Yukarıda gördüğünüz görsel Efes ve Real’in normal sezonda sıkça kullandıkları beşleri bu iki maçta ne kadar sık kullandıklarını ifade ediyor.
Aşağıda gördüğünüz görsel ise Real Madrid‘in sezon başında sahaya sürdüğü beşten dün oynanan ikinci maçta forma giyebilmiş oyuncuları temsil ediyor.
Campazzo, Deck, Anthony Randolph ve Tavares. Bu dörtlü onların kadrosundayken de Efes’e diş geçirmek bakımından olasılık olarak çok iyi bir durumda olmuyorlardı ki bu uzay takımına karşı dün, bu 4 isimden yoksun oynadılar.
Bu durumda Laso’nun eleştirilebilirliği de çok kısıtlanıyor.

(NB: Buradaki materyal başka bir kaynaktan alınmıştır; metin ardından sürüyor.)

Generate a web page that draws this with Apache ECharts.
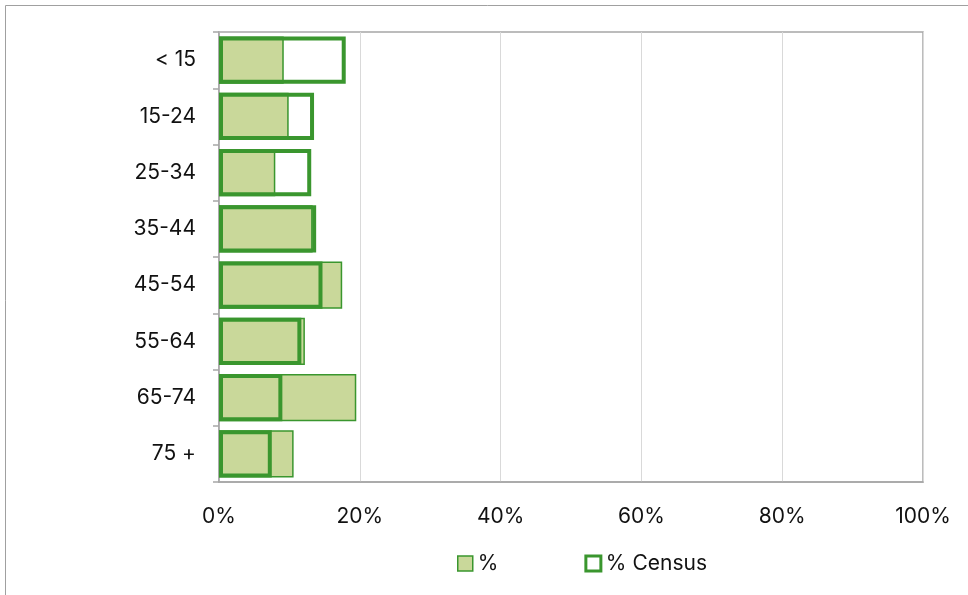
<!DOCTYPE html>
<html><head><meta charset="utf-8">
<script src="https://cdn.jsdelivr.net/npm/echarts@6/dist/echarts.min.js"></script>
<style>html,body{margin:0;padding:0;background:#fff}#c{width:968px;height:595px}</style>
</head><body><div id="c"></div>
<script>
const categories = ['< 15','15-24','25-34','35-44','45-54','55-64','65-74','75 +'];
const pctValues = [9.2, 9.9, 8.0, 13.3, 17.5, 12.2, 19.5, 10.6];
const censusValues = [18.0, 13.5, 13.1, 13.8, 14.7, 11.7, 9.0, 7.5];
const xTicks = [0, 20, 40, 60, 80, 100];

const green = '#3a962e';
const fillGreen = '#c9d89a';
const font = 'Inter, Roboto, "Liberation Sans", sans-serif';

const chart = echarts.init(document.getElementById('c'));
chart.setOption({
  animation: false,
  textStyle: {fontFamily: font},
  graphic: [{type:'rect', shape:{x:5.5,y:5.5,width:1000,height:700}, style:{fill:'none', stroke:'#a0a0a0', lineWidth:1}, silent:true}],
  grid: {left:219, right:45, top:32, bottom:113, show:true, borderColor:'#a6a6a6', borderWidth:1.5},
  legend: {
    bottom: 16, left: 452, itemGap: 86, itemWidth: 15, itemHeight: 15,
    textStyle: {fontSize: 21, color: '#111', fontFamily: font},
    data: [
      {name:'%', icon:'rect', itemStyle:{color:fillGreen, borderColor:green, borderWidth:1.5}},
      {name:'% Census', icon:'rect', itemStyle:{color:'#fff', borderColor:green, borderWidth:3}}
    ]
  },
  xAxis: {
    type:'value', min: xTicks[0], max: xTicks[xTicks.length-1], interval: 20,
    axisLabel: {formatter: '{value}%', fontSize: 21, color:'#111', margin: 24},
    axisLine: {show:true, lineStyle:{color:'#a6a6a6', width:1.5}},
    axisTick: {show:false},
    splitLine: {show:true, lineStyle:{color:'#d9d9d9', width:1}}
  },
  yAxis: {
    type:'category', data: categories, inverse: true,
    axisLabel: {fontSize: 21, color:'#111', margin: 23},
    axisLine: {show:true, lineStyle:{color:'#a6a6a6', width:1.5}},
    axisTick: {show:true, length:6, lineStyle:{color:'#a6a6a6', width:1.5}}
  },
  series: [
    {name:'%', type:'bar', data: pctValues, barWidth:'84%', barGap:'-100%',
     itemStyle:{color: fillGreen, borderColor: green, borderWidth: 1.5}, z: 2},
    {name:'% Census', type:'bar', data: censusValues, barWidth:'84%', barGap:'-100%',
     itemStyle:{color:'rgba(0,0,0,0)', borderColor: green, borderWidth: 4}, z: 3}
  ]
});
</script></body></html>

Özellikle prime dönemini geçiren Ergin Ataman karşısında hamle gücü çok azalıyor. Tam takımlarla bu rekabeti izlediğimiz zaman da Ataman’ın Laso’ya üstünlük kurması şaşırtıcı bir durum değil. Hatta o zaman “yeni oyun, eskiyi yıkıyor mu?” tartışmalarını yürütebiliyorduk.
Fakat şimdi ortada tam anlamıyla bir haksız rekabet söz konusu ve seriden önce uzun rotasyonunda bir haksız rekabet olmasını öngördüğümüz Tavares’in de Sertaç karşısında nasıl bir duruma düştüğünü gördük. Hep Fenerbahçe için bu sezonu playoff yaparak kapatmanın da gayet iyi bir sonuç olduğunu konuşuyoruz ama Real Madrid‘in durumu da an itibarıyla bundan çok farklı değil.